17. An image identification apparatus, comprising: a first obtaining module, configured to obtain a first image comprising a physical stack formed by stacking one or more first physical objects; and an inputting module, configured to obtain, by inputting the first image to a first neural network pre-trained, category information of each of the one or more first physical objects output by the first neural network; wherein the first neural network is trained with a second image generated based on a virtual stack, and the virtual stack is generated by stacking a three-dimensional model of at least one second physical object.

18. An image generation apparatus, comprising: a second obtaining module, configured to obtain three-dimensional models and category information of one or more objects, wherein the three-dimensional models of the one or more objects are generated based on a two-dimensional image of the one or more objects; a first stacking module, configured to stack a plurality of the three-dimensional models to obtain a virtual stack; a converting module, configured to convert the virtual stack into a two-dimensional image of the virtual stack; and a generating module, configured to generate category information of the two-dimensional image of the virtual stack based on category information of multiple virtual objects in the virtual stack.
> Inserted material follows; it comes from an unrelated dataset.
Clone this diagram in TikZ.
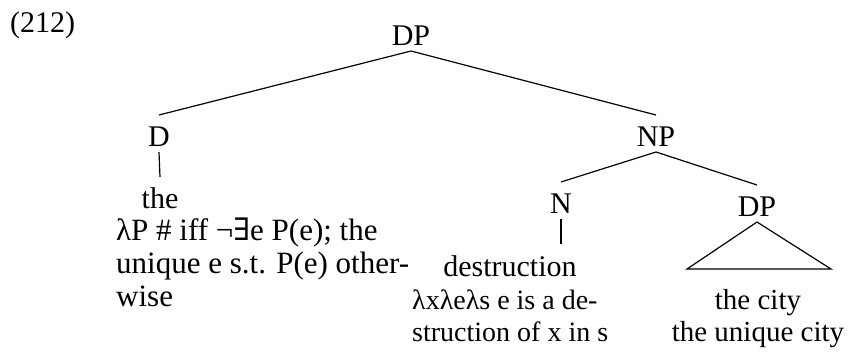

19. An apparatus for training a neural network, comprising: a third obtaining module, configured to obtain an image generated by the image generation apparatus of claim 18, as a sample image; and 21 a training module, configured to train a first neural network with the sample image, the first neural network being configured to identify category information of each physical object in a physical stack.

20. A computer readable storage medium storing a computer program, wherein when the computer program is executed by a processor, the method according to any one of claims 1 to 16 is implemented.

21. A computer device, comprising: a memory, a processor, and a computer program stored in the memory and executable on the processor, wherein when the processor executes the computer program, the method according to any one of claims 1 to 16 is implemented.

22. A computer program stored in a storage medium, wherein when the computer program is executed by a processor, the method according to any one of claims 1 to 16 is implemented.